When we arrive in Mykonos, it is even more deserted than in the morning. A few people sit in cafes, and most of the shops are closed. Even the talisman of the island, Pelican Peter, is all by himself.

Ano Mera – sightseeing outside of Mykonos Chora

When we board one of the three buses of the day to Ano Mera town, there is only one more couple sitting next to us in the bus. Sunday morning, and we don’t see anyone else in the city. It takes us about 30 minutes to reach Ano Mera and we head to the first place of interest – monastery. The town has three noteworthy places, two monasteries (Paleokastro and Panagia Tourliani) and Gyzi ruins. One of the monasteries is a bit outside of the town, but still worth the walk, as there are beautiful views on the way – beaches in the distances, cacti, and white houses everywhere. From Ano Mera I mostly enjoy the little chapel we come across walking to the monastery, it is all overgrown with cacti in the garden. It is locked from the outside, so I simply open the lock and enter.

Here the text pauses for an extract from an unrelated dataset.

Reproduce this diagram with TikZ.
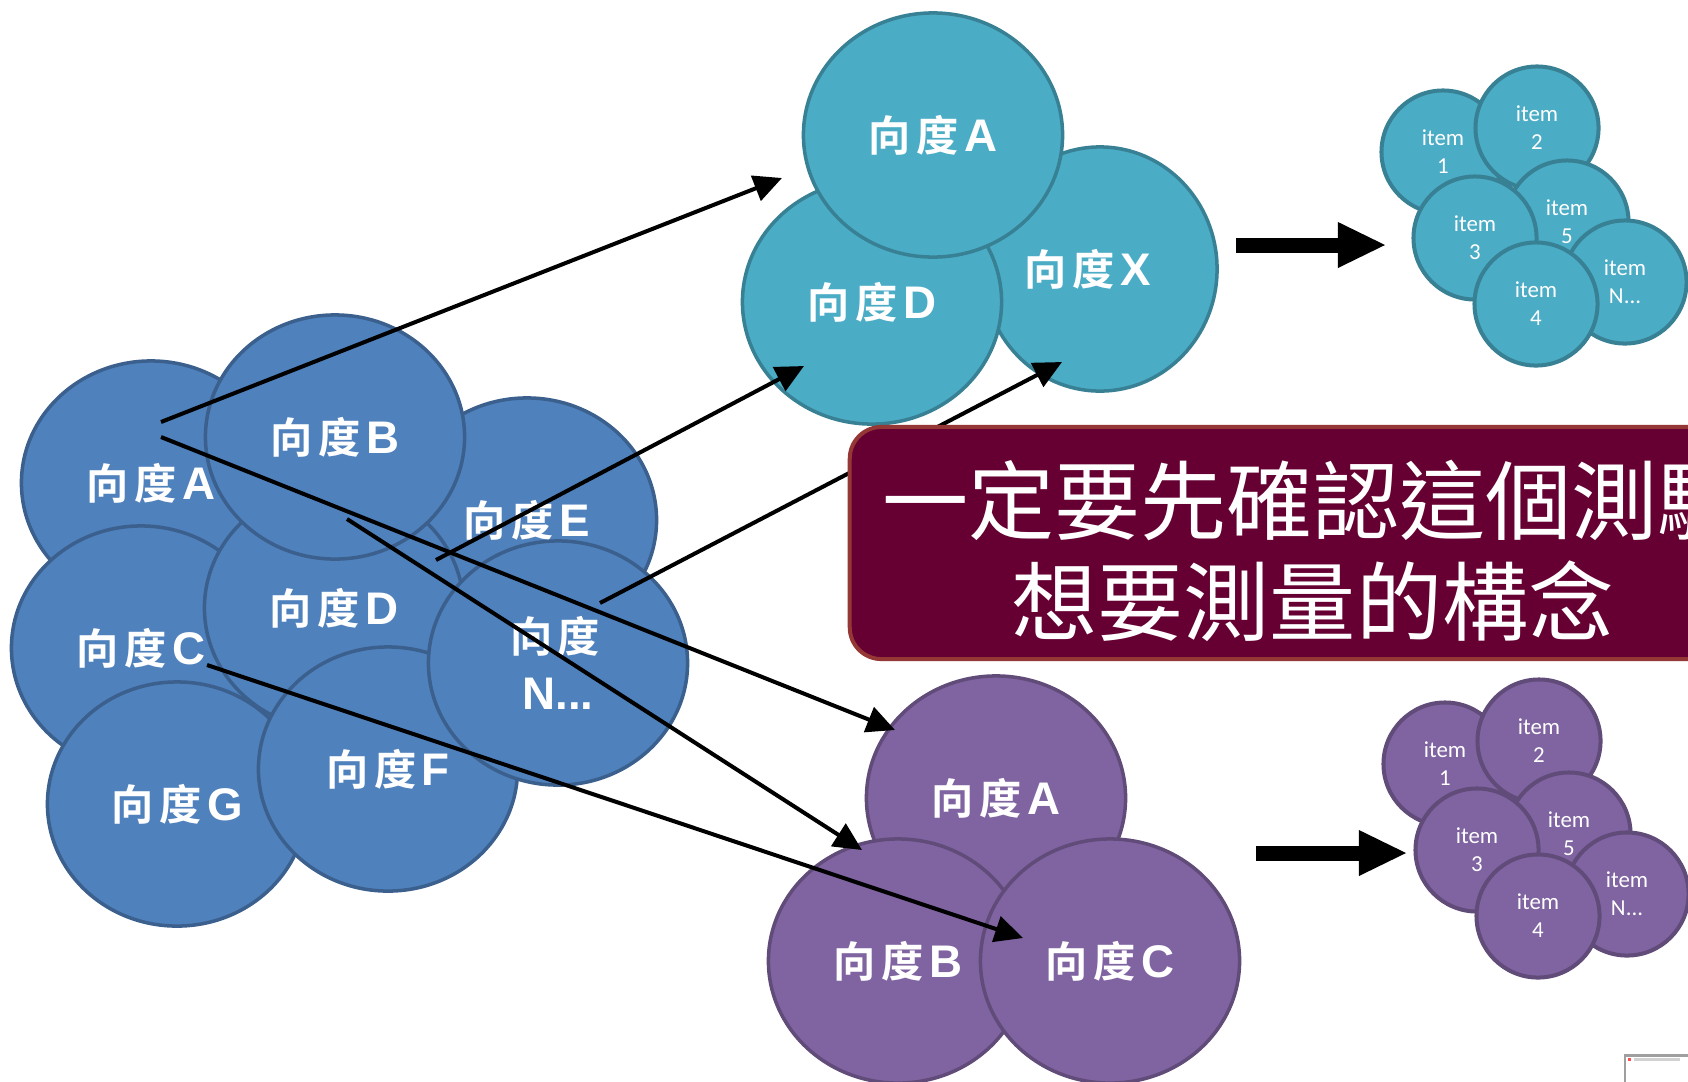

When we return to the main square, the town has come to life after the Sunday church. Ladies all dressed in black, families having lunch, kids playing football. We finally find a free table and order some Greek salad, the chunks of cheese are bit, there are plenty of olives and onions. So tasty!

After finishing the meal, we have to hurry up, as we don’t have too much time remaining till the next bus and if we don’t have to wait another three hours until the last bus, we must move. We quickly buy some locally produced snacks in the store, and are surprised by how empty the shelves are here. But as always, if you want a chocolate, don’t get it in the souvenir store, buy one at the supermarket!

Armenistis lighthouse

I see beautiful postcards in several places with an incredibly beautiful lighthouse and purplish hills in the background. Turns out, it is Armenistis lighthouse. Built in 1891, after a British ship sunk in 1887 and 11 people died. The lighthouse got an award in Paris international exhibit at the time for the special light mechanism installed in it.

Unfortunately the only way to get to the lighthouse is by taxi. It is only 6.5 km away from the hotel but up the hill, and the bus that would take us 4 km closer, doesn’t operate in the winter. The hotel manager recommends we rent a car, but we don’t feel like driving, and good thing we don’t, as the roads to the lighthouse are in bad shape. We agree with our taxi driver that he will wait for us while we explore the lighthouse and drive us back after. All for the hefty 50 euro price tag!!!

The lighthouse is spectacular, and we are very lucky with the weather – there is no wind, which is unusual for this place. A few people are there, enjoying the sunset, and listening to loud music from their cellphones. Makes one wonder, why bother going in nature if you just blast your own music for everyone…

In Conclusion

When we are leaving, the hotel manager says we should come back in season, to see the real Mykonos. Music, parties? No, thank you! The best Mykonos for us was the quiet one, where most of the loud people are gone and we enjoy a more local taste of the place. A cat crosses the street, and flower petals are dancing in the wind. All the benches are free oat the beach, and all the visitors at a restaurant are local. Off season in Mykonos is amazing!



  1. Thank you so much for posting this! I’ve been debating travelling to Mykonos at the end of October for 3 nights for my 30th birthday. I was worried about it being off season, but now I’m glad it is!